# [Recorded information]
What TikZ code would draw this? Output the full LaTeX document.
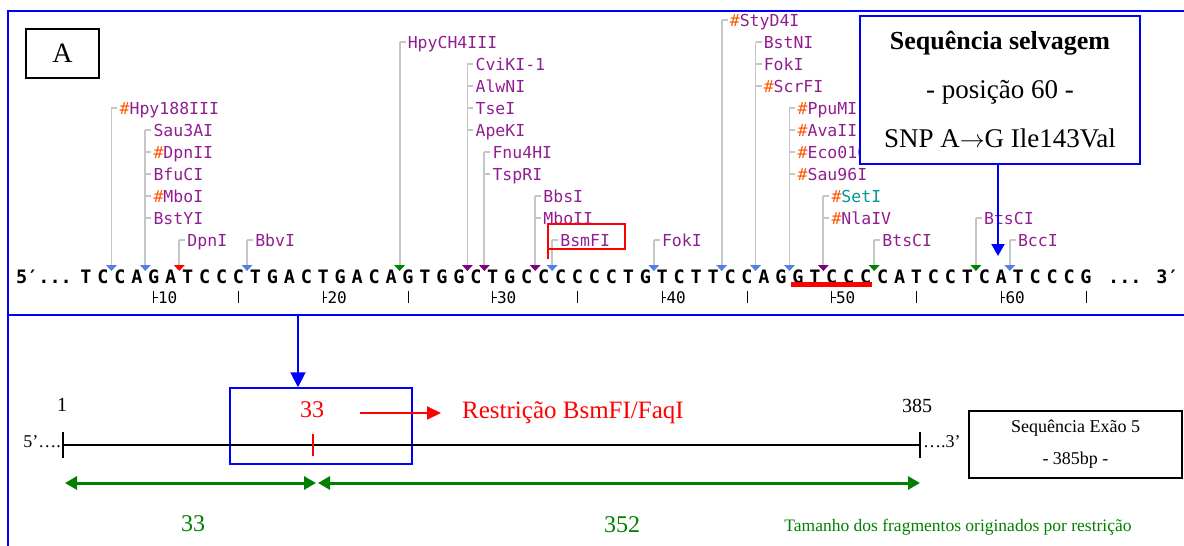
\documentclass[tikz,border=0pt]{standalone}
\usepackage{fontspec}
\setmainfont{Liberation Serif}
\newfontfamily\seqfont{DejaVu Sans Mono}
\usetikzlibrary{arrows.meta,positioning}
\definecolor{enzpurple}{RGB}{145,30,145}
\definecolor{hashred}{RGB}{255,85,0}
\definecolor{setteal}{RGB}{0,150,150}
\definecolor{cutblue}{RGB}{80,130,230}
\definecolor{cutgreen}{RGB}{0,130,0}
\definecolor{cutpurple}{RGB}{128,0,128}
\definecolor{fraggreen}{RGB}{0,128,0}
\definecolor{guidegrey}{RGB}{198,198,198}
\tikzstyle{base}=[inner sep=0pt,text height=13pt,text depth=0pt,font=\seqfont\bfseries\fontsize{18.5}{18.5}\selectfont]
\tikzstyle{enzyme}=[anchor=west,inner sep=0pt,text height=12pt,text depth=0pt,text=enzpurple,font=\seqfont\fontsize{16.5}{16.5}\selectfont]
\tikzstyle{ruler}=[anchor=west,inner sep=0pt,text height=12pt,text depth=0pt,font=\seqfont\fontsize{16}{16}\selectfont]
\tikzstyle{guide}=[draw=guidegrey,line width=1.8pt]
\tikzstyle{frame}=[draw=blue,line width=2.8pt]
\tikzstyle{note}=[inner sep=0pt,font=\fontsize{24}{24}\selectfont]
\newcommand{\hsh}{\textcolor{hashred}{\#}}

\begin{document}
\begin{tikzpicture}[x=1pt,y=-1pt]
    \useasboundingbox (0,0) rectangle (1184,546);
    \clip (0,0) rectangle (1184,546);
    % frame around the sequence map
    \draw[frame] (1190,11) -- (8,11) -- (8,560);
    \draw[frame] (8,315) -- (1190,315);
    \node[draw,line width=1.5pt,minimum width=73pt,minimum height=49pt,font=\fontsize{28}{28}\selectfont] (panelA) at (62.5,53.5) {A};

    % the bases, positions 6 to 65
    \foreach \b [count=\p from 6] in {T,C,C,A,G,A,T,C,C,C,T,G,A,C,T,G,A,C,A,
                                      G,T,G,G,C,T,G,C,C,C,C,C,C,T,G,T,C,T,T,C,C,A,G,
                                      G,T,C,C,C,C,A,T,C,C,T,C,A,T,C,C,C,G}
        \node[base] (b\p) at ({86+(\p-6)*16.95},277) {\b};
    \node[base,anchor=east] (five) at (72,277) {5′...};
    \node[base,anchor=west] (three) at (1108,277) {... 3′};
    \draw[red,line width=4.5pt] (791,284.5) -- (872,284.5);

    % ruler under the bases
    \foreach \p in {10,20,...,60} {
        \draw[line width=1pt] (b\p.center |- 0,291) -- (b\p.center |- 0,303);
        \draw[line width=1pt] (b\p.center |- 0,297) -- ++(4,0);
        \node[ruler] (tk\p) at ([xshift=4pt]b\p.center |- 0,297) {\p};
    }
    \foreach \p in {15,25,...,65}
        \draw[line width=1pt] (b\p.center |- 0,291) -- (b\p.center |- 0,303);

    % cut sites: site/base before the cut/top row/colour
    \foreach \n/\p/\top/\col in {1/7/6/cutblue, 2/9/5/cutblue, 3/11/0/red, 4/15/0/cutblue,
                                 5/24/9/cutgreen, 6/28/8/cutpurple, 7/29/4/cutpurple, 8/32/2/cutpurple,
                                 9/33/0/cutblue, 10/39/0/cutblue, 11/43/10/cutblue, 12/45/9/cutblue,
                                 13/47/6/cutblue, 14/49/2/cutpurple, 15/52/0/cutgreen, 16/58/1/cutgreen,
                                 17/60/0/cutblue} {
        \coordinate (cut\n) at ({94.5+(\p-6)*16.95},265);
        \coordinate (top\n) at ({94.5+(\p-6)*16.95},{240-22*\top});
        \path[guide] (top\n) -- (cut\n);
        \fill[\col] (cut\n) ++(-5.5,0) -- ++(11,0) -- ++(-5.5,6) -- cycle;
    }

    % enzyme names: site/row/name
    \foreach \n/\r/\t [count=\i] in {1/6/{\hsh Hpy188III}, 2/5/Sau3AI, 2/4/{\hsh DpnII}, 2/3/BfuCI,
                                     2/2/{\hsh MboI}, 2/1/BstYI, 3/0/DpnI, 4/0/BbvI, 5/9/HpyCH4III,
                                     6/8/CviKI-1, 6/7/AlwNI, 6/6/TseI, 6/5/ApeKI, 7/4/Fnu4HI, 7/3/TspRI,
                                     8/2/BbsI, 8/1/MboII, 9/0/BsmFI, 10/0/FokI, 11/10/{\hsh StyD4I},
                                     12/9/BstNI, 12/8/FokI, 12/7/{\hsh ScrFI}, 13/6/{\hsh PpuMI},
                                     13/5/{\hsh AvaII}, 13/4/{\hsh Eco0109I}, 13/3/{\hsh Sau96I},
                                     14/2/{\hsh\textcolor{setteal}{SetI}}, 14/1/{\hsh NlaIV},
                                     15/0/BtsCI, 16/1/BtsCI, 17/0/BccI} {
        \path (cut\n) ++(0,{-25-22*\r}) coordinate (stub\i);
        \node[enzyme] (lab\i) at ([xshift=8pt]stub\i) {\t};
        \path[guide] (stub\i) -- ([xshift=-2pt]lab\i.west);
    }
    \draw[red,line width=1.5pt] (548,259) -- (548,224) -- (625,224) -- (625,249) -- (548,249);

    % wild type box and SNP pointer
    \node[draw=blue,line width=2pt,fill=white,minimum width=280pt,minimum height=148pt,
          align=center,font=\fontsize{27}{49}\selectfont] (wild) at (1000,90)
          {{\fontsize{26}{49}\selectfont\bfseries Sequência selvagem}\\- posição 60 -\\SNP A$\rightarrow$G Ile143Val};
    \coordinate (snp) at (998,256);
    \draw[blue,line width=2pt,-{Triangle[length=12pt,width=13pt]}] (wild.south -| snp) -- (snp);

    % exon 5 with the BsmFI site
    \coordinate (zoomsrc) at (298,316);
    \node[draw=blue,line width=1.5pt,minimum width=182pt,minimum height=76pt] (cutbox) at (321,426) {};
    \draw[blue,line width=2pt,-{Triangle[length=15pt,width=15pt]}] (zoomsrc) -- (cutbox.north -| zoomsrc);
    \coordinate (exstart) at (63,445);
    \coordinate (exend) at (920,445);
    \draw[line width=1.2pt] (exstart) -- (exend);
    \draw[line width=1.5pt] ([yshift=-13pt]exstart) -- ([yshift=13pt]exstart);
    \draw[line width=1.5pt] ([yshift=-13pt]exend) -- ([yshift=13pt]exend);
    \node[note,font=\fontsize{20}{20}\selectfont] (one) at (62,405) {1};
    \node[note,font=\fontsize{20}{20}\selectfont] (last) at (917,406) {385};
    \node[note,anchor=east,font=\fontsize{18}{18}\selectfont] (fivep) at (61,442) {5’….};
    \node[note,anchor=west,font=\fontsize{18}{18}\selectfont] (threep) at (923,442) {….3’};
    \node[note,text=red] (cutpos) at (312,410) {33};
    \draw[red,line width=1.5pt] (313,434) -- (313,456);
    \node[note,anchor=west,text=red,font=\fontsize{25}{25}\selectfont] (enzname) at (462,413) {Restrição BsmFI/FaqI};
    \coordinate (arrstart) at (360,413);
    \draw[red,line width=2pt,-{Triangle[length=14pt,width=13pt]}] (arrstart) -- (enzname.west -| 441,0);

    % fragment sizes
    \coordinate (fragcut) at (317,483);
    \draw[fraggreen,line width=3pt,{Triangle[length=12pt,width=13pt]}-{Triangle[length=12pt,width=13pt]}]
        (exstart |- fragcut) ++(2,0) -- ([xshift=-1pt]fragcut);
    \draw[fraggreen,line width=3pt,{Triangle[length=12pt,width=13pt]}-{Triangle[length=12pt,width=13pt]}]
        ([xshift=1pt]fragcut) -- (exend |- fragcut);
    \node[note,text=fraggreen] (frag1) at (193,524) {33};
    \node[note,text=fraggreen] (frag2) at (622,525) {352};
    \node[note,text=fraggreen,font=\fontsize{17.5}{17.5}\selectfont] (fragnote) at (958,527) {Tamanho dos fragmentos originados por restrição};

    \node[draw,line width=1.5pt,minimum width=213pt,minimum height=67pt,align=center,
          font=\fontsize{18}{32}\selectfont] (exon) at (1075.5,444.5) {Sequência Exão 5\\- 385bp -};
\end{tikzpicture}
\end{document}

# [Short exercise]
Leave the pictures out and reproduce exactly the lines from the top of the listing above through the line with "(791,284.5) -- (872,284.5);".

# [Response for this exercise]
What TikZ code would draw this? Output the full LaTeX document.
\documentclass[tikz,border=0pt]{standalone}
\usepackage{fontspec}
\setmainfont{Liberation Serif}
\newfontfamily\seqfont{DejaVu Sans Mono}
\usetikzlibrary{arrows.meta,positioning}
\definecolor{enzpurple}{RGB}{145,30,145}
\definecolor{hashred}{RGB}{255,85,0}
\definecolor{setteal}{RGB}{0,150,150}
\definecolor{cutblue}{RGB}{80,130,230}
\definecolor{cutgreen}{RGB}{0,130,0}
\definecolor{cutpurple}{RGB}{128,0,128}
\definecolor{fraggreen}{RGB}{0,128,0}
\definecolor{guidegrey}{RGB}{198,198,198}
\tikzstyle{base}=[inner sep=0pt,text height=13pt,text depth=0pt,font=\seqfont\bfseries\fontsize{18.5}{18.5}\selectfont]
\tikzstyle{enzyme}=[anchor=west,inner sep=0pt,text height=12pt,text depth=0pt,text=enzpurple,font=\seqfont\fontsize{16.5}{16.5}\selectfont]
\tikzstyle{ruler}=[anchor=west,inner sep=0pt,text height=12pt,text depth=0pt,font=\seqfont\fontsize{16}{16}\selectfont]
\tikzstyle{guide}=[draw=guidegrey,line width=1.8pt]
\tikzstyle{frame}=[draw=blue,line width=2.8pt]
\tikzstyle{note}=[inner sep=0pt,font=\fontsize{24}{24}\selectfont]
\newcommand{\hsh}{\textcolor{hashred}{\#}}

\begin{document}
\begin{tikzpicture}[x=1pt,y=-1pt]
    \useasboundingbox (0,0) rectangle (1184,546);
    \clip (0,0) rectangle (1184,546);
    % frame around the sequence map
    \draw[frame] (1190,11) -- (8,11) -- (8,560);
    \draw[frame] (8,315) -- (1190,315);
    \node[draw,line width=1.5pt,minimum width=73pt,minimum height=49pt,font=\fontsize{28}{28}\selectfont] (panelA) at (62.5,53.5) {A};

    % the bases, positions 6 to 65
    \foreach \b [count=\p from 6] in {T,C,C,A,G,A,T,C,C,C,T,G,A,C,T,G,A,C,A,
                                      G,T,G,G,C,T,G,C,C,C,C,C,C,T,G,T,C,T,T,C,C,A,G,
                                      G,T,C,C,C,C,A,T,C,C,T,C,A,T,C,C,C,G}
        \node[base] (b\p) at ({86+(\p-6)*16.95},277) {\b};
    \node[base,anchor=east] (five) at (72,277) {5′...};
    \node[base,anchor=west] (three) at (1108,277) {... 3′};
    \draw[red,line width=4.5pt] (791,284.5) -- (872,284.5);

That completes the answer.